In the new single “Natalie” by New York rockers Camera2, the curious lines “But I just need you to know I feel you and it’s beautiful the moment I laid eyes on you / I knew I really knew you / But you’re still so careful” declare so much more than a connection with a resiliency most of us spend a lot of time trying to master in our personal lives. What we’re being presented with in lyrics like these suggests a deeper desire to get away from insularity and actually feel someone else. Considering the predominant trends in American pop music today, that makes Camera2’s style of poetry quite a unique offering indeed.
The video for “Natalie” essentially takes the premise of the lyricism here and goes into another dimension of surrealism, touching on themes of vampirism that aren’t boxed in by some sort of hackneyed Halloween theatrics. The symbolism is impossible to miss – unless you’re the most surface-level listener in the history of pop.
It alludes to an even grander depth within the artistry of this band that producers would have been foolish not to highlight in this scenario. Deep-feeling rock doesn’t have to drift into emo, and a release like this reminds us as much.
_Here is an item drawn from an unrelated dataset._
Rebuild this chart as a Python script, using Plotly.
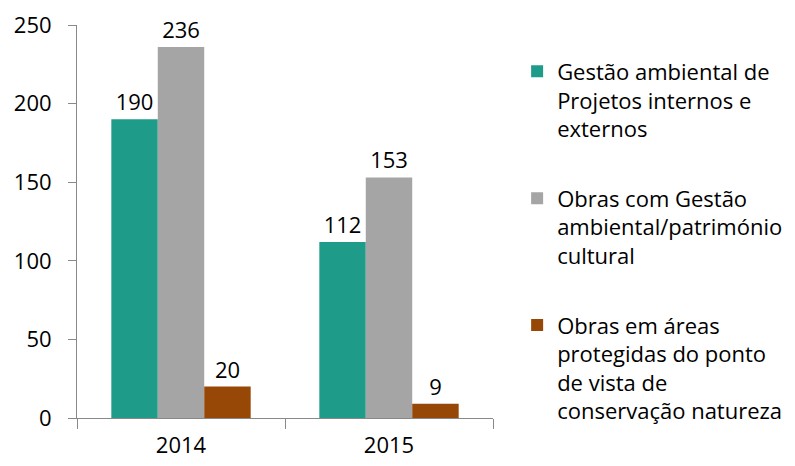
import plotly.graph_objects as go

years = ["2014", "2015"]
series_names = [
    "Gestão ambiental de<br>Projetos internos e<br>externos",
    "Obras com Gestão<br>ambiental/património<br>cultural",
    "Obras em áreas<br>protegidas do ponto<br>de vista de<br>conservação natureza",
]
gestao_ambiental = [190, 112]
obras_patrimonio = [236, 153]
obras_areas_protegidas = [20, 9]
colors = ["#1f9c89", "#a5a5a5", "#974806"]

fig = go.Figure()
for i, (name, vals) in enumerate(zip(series_names, [gestao_ambiental, obras_patrimonio, obras_areas_protegidas])):
    fig.add_trace(go.Bar(
        x=years, y=vals, name=name, legendgroup=str(i),
        marker_color=colors[i], marker_line_width=0,
        text=vals, textposition="outside", cliponaxis=False,
        textfont=dict(size=22, color="#000000"),
    ))

# page body has an 8px margin, so margins are shifted by 8px
fig.update_layout(
    template="simple_white",
    width=795, height=466,
    margin=dict(l=69, r=310, t=17, b=56, autoexpand=False),
    font=dict(family="Open Sans, sans-serif", size=22, color="#000000"),
    barmode="group", bargap=0.33, bargroupgap=0,
    showlegend=True,
    legend=dict(x=1.058, y=0.935, xanchor="left", yanchor="top",
                valign="top", tracegroupgap=38, itemwidth=30,
                font=dict(size=22)),
)
fig.update_xaxes(showline=True, linecolor="#898989", tickson="boundaries",
                 ticks="outside", ticklen=10, tickcolor="#898989",
                 tickfont=dict(size=22), automargin=False, ticklabelstandoff=8)
fig.update_yaxes(range=[0, 250], dtick=50, showline=True, linecolor="#898989",
                 ticks="outside", ticklen=8, tickcolor="#898989",
                 tickfont=dict(size=22), showgrid=False, automargin=False,
                 ticklabelstandoff=12)

fig.write_html("out.html")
There are so many different ways we could break down the contrast between the beats and the harmony in this single. Especially as we progress through the song, but at no point does the deliberate disconnect between the atmospheric tones and the steady, gritty percussion grow overwhelming. A little bit of discord can go a long way when it’s purposed properly, and it’s more than obvious listening to “Natalie” that Camera2 were thinking about this very fact when they were putting the final compositional touches on this piece.
Watch the official video for “Natalie” below
I honestly love the way the beat evolves here, and despite the jaggedness of the arrangement it never sounds like an afterthought beside the decadence of the understated vocal harmony at the forefront of the mix. It actually reminds me quite a bit of the indie singer/songwriter and UK underground icon Howard James Kenny. Specifically with regards to how the otherwise electronic frills are safeguarded by the consistency of the rhythm. Nothing ever sounds synthesized or out of place in this arrangement. That takes time, patience, as well as a greater grasp of tone, which is something Camera2 clearly have in spades.
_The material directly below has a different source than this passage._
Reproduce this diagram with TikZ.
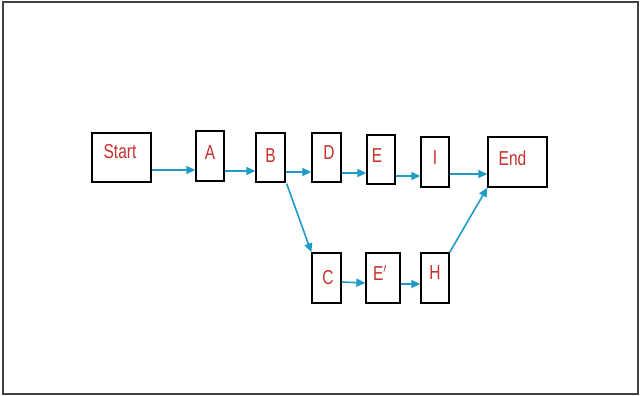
\documentclass[tikz,border=0pt]{standalone}
\usepackage{fontspec}
\setmainfont{Liberation Sans}
\usetikzlibrary{arrows.meta}
\definecolor{arrowblue}{HTML}{1E9CC6}
\definecolor{labred}{HTML}{C8302C}
\tikzset{
  box/.style={draw=black, line width=1.3pt, fill=white, inner sep=0pt},
  lab/.style={text=labred, font=\fontsize{15.5}{15.5}\selectfont, inner sep=0pt},
  arr/.style={draw=arrowblue, line width=1.6pt, -{Triangle[length=9pt,width=8pt]}},
}
\newcommand{\tall}[1]{\scalebox{1}[1.3]{#1}}
\begin{document}
\begin{tikzpicture}[x=1pt,y=-1pt]
\useasboundingbox (0,0) rectangle (640,396);
\draw[draw=black!75, line width=2pt] (2.5,2.5) rectangle (637.5,393.5);

\node[box, minimum width=59pt, minimum height=49pt, label={[lab,xshift=-1.5pt,yshift=5.5pt]center:\tall{Start}}] (Start) at (121.5,157.5) {};
\node[box, minimum width=28pt, minimum height=50pt, label={[lab,yshift=3pt]center:\tall{A}}] (A) at (210,156) {};
\node[box, minimum width=29pt, minimum height=49pt, label={[lab,yshift=1.5pt]center:\tall{B}}] (B) at (270.5,157.5) {};
\node[box, minimum width=29pt, minimum height=49pt, label={[lab,xshift=2.5pt,yshift=4.5pt]center:\tall{D}}] (D) at (326.5,157.5) {};
\node[box, minimum width=28pt, minimum height=49pt, label={[lab,xshift=-4pt,yshift=3.5pt]center:\tall{E}}] (E) at (381,159.5) {};
\node[box, minimum width=28pt, minimum height=50pt, label={[lab,yshift=4pt]center:\tall{I}}] (I) at (435,162) {};
\node[box, minimum width=59pt, minimum height=50pt, label={[lab,xshift=-5pt,yshift=4pt]center:\tall{End}}] (End) at (517.5,162) {};
\node[box, minimum width=29pt, minimum height=50pt, label={[lab,xshift=1.5pt]center:\tall{C}}] (C) at (326.5,278) {};
\node[box, minimum width=34pt, minimum height=50pt, label={[lab,xshift=-3pt,yshift=5pt]center:\tall{E$'$}}] (Ep) at (383,278) {};
\node[box, minimum width=28pt, minimum height=50pt, label={[lab,yshift=5pt]center:\tall{H}}] (H) at (435,278) {};

\draw[arr] ([yshift=-12.5pt]Start.east) -- ([yshift=-14pt]A.west);
\draw[arr] ([yshift=-15pt]A.east) -- ([yshift=-13.5pt]B.west);
\draw[arr] ([yshift=-14.5pt]B.east) -- ([yshift=-14.5pt]D.west);
\draw[arr] ([yshift=-15.5pt]D.east) -- ([yshift=-13.5pt]E.west);
\draw[arr] ([yshift=-16.5pt]E.east) -- ([yshift=-14pt]I.west);
\draw[arr] ([yshift=-12pt]I.east) -- ([yshift=-12pt]End.west);
\draw[arr] ([xshift=1pt,yshift=-1pt]B.south east) -- (C.north west);
\draw[arr] ([yshift=-4pt]C.east) -- ([yshift=-5pt]Ep.west);
\draw[arr] ([yshift=-6pt]Ep.east) -- ([yshift=-6pt]H.west);
\draw[arr] (H.north east) -- (End.south west);
\end{tikzpicture}
\end{document}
“Natalie” is delicate, unsheltered, and forward in its stunning emission of light sonic indulgences. From my perspective it’s actually sporting one of the most stunning videos to debut from an indie source in the last couple of months. To put it as simply as possible, what Camera2 have developed here is worth putting whatever you’re listening to in this moment aside in the name of exploring their capabilities as a band, which, as I’m sure I won’t be the only critic to note, are not something you can expect to find every day on the FM dial.